PROVIDED DATA:

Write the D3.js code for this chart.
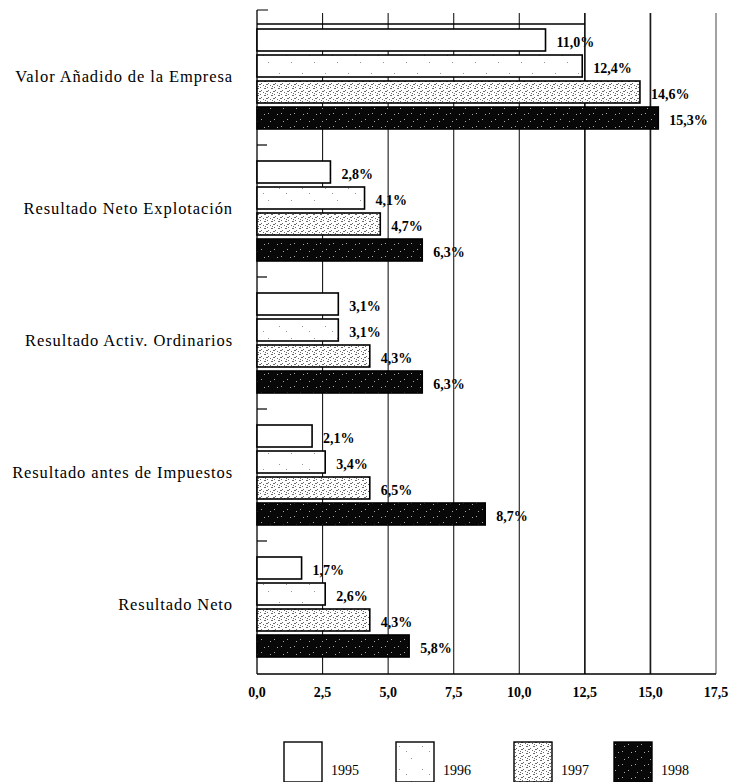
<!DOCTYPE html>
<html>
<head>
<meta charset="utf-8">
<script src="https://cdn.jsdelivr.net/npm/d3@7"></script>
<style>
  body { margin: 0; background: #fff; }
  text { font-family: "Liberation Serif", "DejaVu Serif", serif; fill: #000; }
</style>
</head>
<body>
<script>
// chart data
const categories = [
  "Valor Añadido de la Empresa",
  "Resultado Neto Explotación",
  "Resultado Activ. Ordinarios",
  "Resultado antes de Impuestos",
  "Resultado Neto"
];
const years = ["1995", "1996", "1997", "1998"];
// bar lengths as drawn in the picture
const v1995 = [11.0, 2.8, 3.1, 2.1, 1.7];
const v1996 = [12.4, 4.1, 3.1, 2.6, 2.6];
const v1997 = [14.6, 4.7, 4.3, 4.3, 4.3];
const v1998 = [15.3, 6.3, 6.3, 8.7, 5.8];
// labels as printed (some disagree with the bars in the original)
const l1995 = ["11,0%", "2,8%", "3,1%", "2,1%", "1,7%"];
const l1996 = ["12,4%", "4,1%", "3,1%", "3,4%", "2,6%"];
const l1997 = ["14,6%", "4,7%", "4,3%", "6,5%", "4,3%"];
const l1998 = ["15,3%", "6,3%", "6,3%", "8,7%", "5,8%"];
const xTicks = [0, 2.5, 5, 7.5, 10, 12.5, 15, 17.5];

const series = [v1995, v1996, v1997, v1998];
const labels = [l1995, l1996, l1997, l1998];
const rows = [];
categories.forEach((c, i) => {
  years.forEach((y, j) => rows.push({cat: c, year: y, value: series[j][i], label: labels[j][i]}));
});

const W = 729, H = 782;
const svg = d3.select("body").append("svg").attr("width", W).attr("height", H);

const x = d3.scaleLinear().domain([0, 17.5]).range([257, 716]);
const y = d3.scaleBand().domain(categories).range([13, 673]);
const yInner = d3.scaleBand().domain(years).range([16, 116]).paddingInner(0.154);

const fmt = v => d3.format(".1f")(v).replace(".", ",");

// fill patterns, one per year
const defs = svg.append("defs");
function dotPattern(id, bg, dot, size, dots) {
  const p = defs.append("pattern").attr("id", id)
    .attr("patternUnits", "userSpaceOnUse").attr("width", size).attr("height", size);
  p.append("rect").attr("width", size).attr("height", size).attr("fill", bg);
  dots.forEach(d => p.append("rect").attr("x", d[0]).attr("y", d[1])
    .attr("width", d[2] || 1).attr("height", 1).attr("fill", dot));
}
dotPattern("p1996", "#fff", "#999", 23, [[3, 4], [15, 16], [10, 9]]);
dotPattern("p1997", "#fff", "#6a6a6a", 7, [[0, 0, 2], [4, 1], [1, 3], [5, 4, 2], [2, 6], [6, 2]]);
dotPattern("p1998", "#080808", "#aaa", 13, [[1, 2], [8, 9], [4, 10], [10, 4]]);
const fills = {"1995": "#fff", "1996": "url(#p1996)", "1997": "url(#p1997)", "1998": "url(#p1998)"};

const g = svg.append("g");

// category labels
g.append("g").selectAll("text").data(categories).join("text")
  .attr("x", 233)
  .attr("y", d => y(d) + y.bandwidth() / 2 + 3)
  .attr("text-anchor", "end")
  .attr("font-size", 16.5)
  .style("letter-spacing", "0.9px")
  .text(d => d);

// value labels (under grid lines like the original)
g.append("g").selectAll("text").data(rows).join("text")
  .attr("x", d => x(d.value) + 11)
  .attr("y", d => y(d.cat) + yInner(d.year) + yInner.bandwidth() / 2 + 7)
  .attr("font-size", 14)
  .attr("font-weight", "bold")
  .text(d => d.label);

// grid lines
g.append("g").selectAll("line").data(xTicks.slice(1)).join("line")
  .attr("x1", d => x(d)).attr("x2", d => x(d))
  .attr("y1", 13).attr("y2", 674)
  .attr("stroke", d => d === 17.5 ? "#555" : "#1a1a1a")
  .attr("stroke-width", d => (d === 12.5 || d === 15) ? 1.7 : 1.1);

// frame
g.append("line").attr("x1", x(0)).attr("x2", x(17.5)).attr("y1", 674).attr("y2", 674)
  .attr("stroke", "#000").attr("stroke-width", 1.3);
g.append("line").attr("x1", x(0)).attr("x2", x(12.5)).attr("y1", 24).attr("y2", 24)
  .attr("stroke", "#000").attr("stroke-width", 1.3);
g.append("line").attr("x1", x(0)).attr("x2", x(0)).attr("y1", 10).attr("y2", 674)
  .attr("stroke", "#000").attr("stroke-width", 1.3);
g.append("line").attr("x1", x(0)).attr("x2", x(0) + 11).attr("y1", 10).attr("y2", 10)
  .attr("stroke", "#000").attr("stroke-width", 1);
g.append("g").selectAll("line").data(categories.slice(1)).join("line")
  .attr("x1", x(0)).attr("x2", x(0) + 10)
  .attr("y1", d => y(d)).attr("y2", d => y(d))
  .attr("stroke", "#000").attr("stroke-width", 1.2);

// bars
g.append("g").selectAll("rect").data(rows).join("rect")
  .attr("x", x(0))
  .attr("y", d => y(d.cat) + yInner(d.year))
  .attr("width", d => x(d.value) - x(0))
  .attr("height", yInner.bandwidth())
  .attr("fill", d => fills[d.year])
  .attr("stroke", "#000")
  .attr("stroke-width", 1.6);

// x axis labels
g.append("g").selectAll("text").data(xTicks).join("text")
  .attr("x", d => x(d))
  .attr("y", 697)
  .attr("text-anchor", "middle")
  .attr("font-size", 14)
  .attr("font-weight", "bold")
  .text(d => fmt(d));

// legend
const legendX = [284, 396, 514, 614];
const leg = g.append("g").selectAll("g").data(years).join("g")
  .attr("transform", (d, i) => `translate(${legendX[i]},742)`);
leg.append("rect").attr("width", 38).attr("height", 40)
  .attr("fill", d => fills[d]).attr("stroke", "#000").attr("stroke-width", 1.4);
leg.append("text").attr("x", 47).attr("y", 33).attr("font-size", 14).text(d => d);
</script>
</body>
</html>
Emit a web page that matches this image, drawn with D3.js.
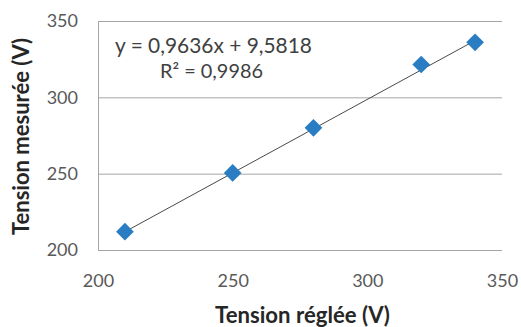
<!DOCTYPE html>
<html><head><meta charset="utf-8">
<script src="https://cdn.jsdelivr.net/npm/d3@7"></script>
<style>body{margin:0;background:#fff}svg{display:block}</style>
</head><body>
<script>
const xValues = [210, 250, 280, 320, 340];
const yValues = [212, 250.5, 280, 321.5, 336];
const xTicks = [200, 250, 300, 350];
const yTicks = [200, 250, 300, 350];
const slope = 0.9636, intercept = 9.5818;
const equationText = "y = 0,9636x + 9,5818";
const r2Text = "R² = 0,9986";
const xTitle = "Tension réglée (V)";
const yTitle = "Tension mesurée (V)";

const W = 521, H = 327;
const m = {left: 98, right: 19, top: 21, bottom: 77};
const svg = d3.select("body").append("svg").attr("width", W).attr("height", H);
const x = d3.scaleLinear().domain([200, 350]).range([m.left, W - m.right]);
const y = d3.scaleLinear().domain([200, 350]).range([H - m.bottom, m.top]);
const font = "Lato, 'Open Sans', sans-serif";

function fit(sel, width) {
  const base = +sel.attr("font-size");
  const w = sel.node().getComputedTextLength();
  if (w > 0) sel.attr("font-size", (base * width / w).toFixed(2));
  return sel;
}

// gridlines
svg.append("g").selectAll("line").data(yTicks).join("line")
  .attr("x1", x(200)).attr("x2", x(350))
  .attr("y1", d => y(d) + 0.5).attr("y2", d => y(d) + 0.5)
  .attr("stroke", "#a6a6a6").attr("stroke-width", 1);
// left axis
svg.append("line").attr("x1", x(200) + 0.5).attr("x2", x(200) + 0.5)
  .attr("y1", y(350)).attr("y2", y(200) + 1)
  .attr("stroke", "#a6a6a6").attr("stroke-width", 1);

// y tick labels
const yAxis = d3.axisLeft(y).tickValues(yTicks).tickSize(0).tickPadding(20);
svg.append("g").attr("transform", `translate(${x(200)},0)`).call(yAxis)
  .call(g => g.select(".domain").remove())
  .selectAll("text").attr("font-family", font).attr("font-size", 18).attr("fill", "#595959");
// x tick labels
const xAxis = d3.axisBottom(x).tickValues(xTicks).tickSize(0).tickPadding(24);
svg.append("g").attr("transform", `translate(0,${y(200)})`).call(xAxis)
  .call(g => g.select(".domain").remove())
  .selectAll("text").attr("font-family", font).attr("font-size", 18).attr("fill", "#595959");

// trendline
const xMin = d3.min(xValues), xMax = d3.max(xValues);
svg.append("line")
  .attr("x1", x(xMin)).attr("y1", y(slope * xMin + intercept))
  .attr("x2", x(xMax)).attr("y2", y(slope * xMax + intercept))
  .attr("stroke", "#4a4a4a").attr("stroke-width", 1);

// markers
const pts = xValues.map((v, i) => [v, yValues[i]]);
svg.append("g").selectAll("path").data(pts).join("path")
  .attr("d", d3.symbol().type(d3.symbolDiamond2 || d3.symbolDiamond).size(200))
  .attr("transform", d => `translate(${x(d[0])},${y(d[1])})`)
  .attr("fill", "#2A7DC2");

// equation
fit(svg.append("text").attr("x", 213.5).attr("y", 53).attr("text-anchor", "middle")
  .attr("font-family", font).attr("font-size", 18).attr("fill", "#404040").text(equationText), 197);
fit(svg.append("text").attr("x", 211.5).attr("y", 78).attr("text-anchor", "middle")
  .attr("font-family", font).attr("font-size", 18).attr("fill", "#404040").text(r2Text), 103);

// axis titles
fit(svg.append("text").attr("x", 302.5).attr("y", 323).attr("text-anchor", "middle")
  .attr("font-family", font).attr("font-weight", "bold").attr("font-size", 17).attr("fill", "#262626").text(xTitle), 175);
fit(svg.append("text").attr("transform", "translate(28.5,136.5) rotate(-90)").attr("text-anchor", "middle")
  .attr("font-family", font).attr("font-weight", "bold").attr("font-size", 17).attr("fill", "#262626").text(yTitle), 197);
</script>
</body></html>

EXERCISE DESCRIPTION:
Leave out the pictures. Transcribe only the lines above, from the first through the one that contains "const fmt = v".

ANSWER FOR THIS EXERCISE:
Write the D3.js code for this chart.
<!DOCTYPE html>
<html>
<head>
<meta charset="utf-8">
<script src="https://cdn.jsdelivr.net/npm/d3@7"></script>
<style>
  body { margin: 0; background: #fff; }
  text { font-family: "Liberation Serif", "DejaVu Serif", serif; fill: #000; }
</style>
</head>
<body>
<script>
// chart data
const categories = [
  "Valor Añadido de la Empresa",
  "Resultado Neto Explotación",
  "Resultado Activ. Ordinarios",
  "Resultado antes de Impuestos",
  "Resultado Neto"
];
const years = ["1995", "1996", "1997", "1998"];
// bar lengths as drawn in the picture
const v1995 = [11.0, 2.8, 3.1, 2.1, 1.7];
const v1996 = [12.4, 4.1, 3.1, 2.6, 2.6];
const v1997 = [14.6, 4.7, 4.3, 4.3, 4.3];
const v1998 = [15.3, 6.3, 6.3, 8.7, 5.8];
// labels as printed (some disagree with the bars in the original)
const l1995 = ["11,0%", "2,8%", "3,1%", "2,1%", "1,7%"];
const l1996 = ["12,4%", "4,1%", "3,1%", "3,4%", "2,6%"];
const l1997 = ["14,6%", "4,7%", "4,3%", "6,5%", "4,3%"];
const l1998 = ["15,3%", "6,3%", "6,3%", "8,7%", "5,8%"];
const xTicks = [0, 2.5, 5, 7.5, 10, 12.5, 15, 17.5];

const series = [v1995, v1996, v1997, v1998];
const labels = [l1995, l1996, l1997, l1998];
const rows = [];
categories.forEach((c, i) => {
  years.forEach((y, j) => rows.push({cat: c, year: y, value: series[j][i], label: labels[j][i]}));
});

const W = 729, H = 782;
const svg = d3.select("body").append("svg").attr("width", W).attr("height", H);

const x = d3.scaleLinear().domain([0, 17.5]).range([257, 716]);
const y = d3.scaleBand().domain(categories).range([13, 673]);
const yInner = d3.scaleBand().domain(years).range([16, 116]).paddingInner(0.154);

const fmt = v => d3.format(".1f")(v).replace(".", ",");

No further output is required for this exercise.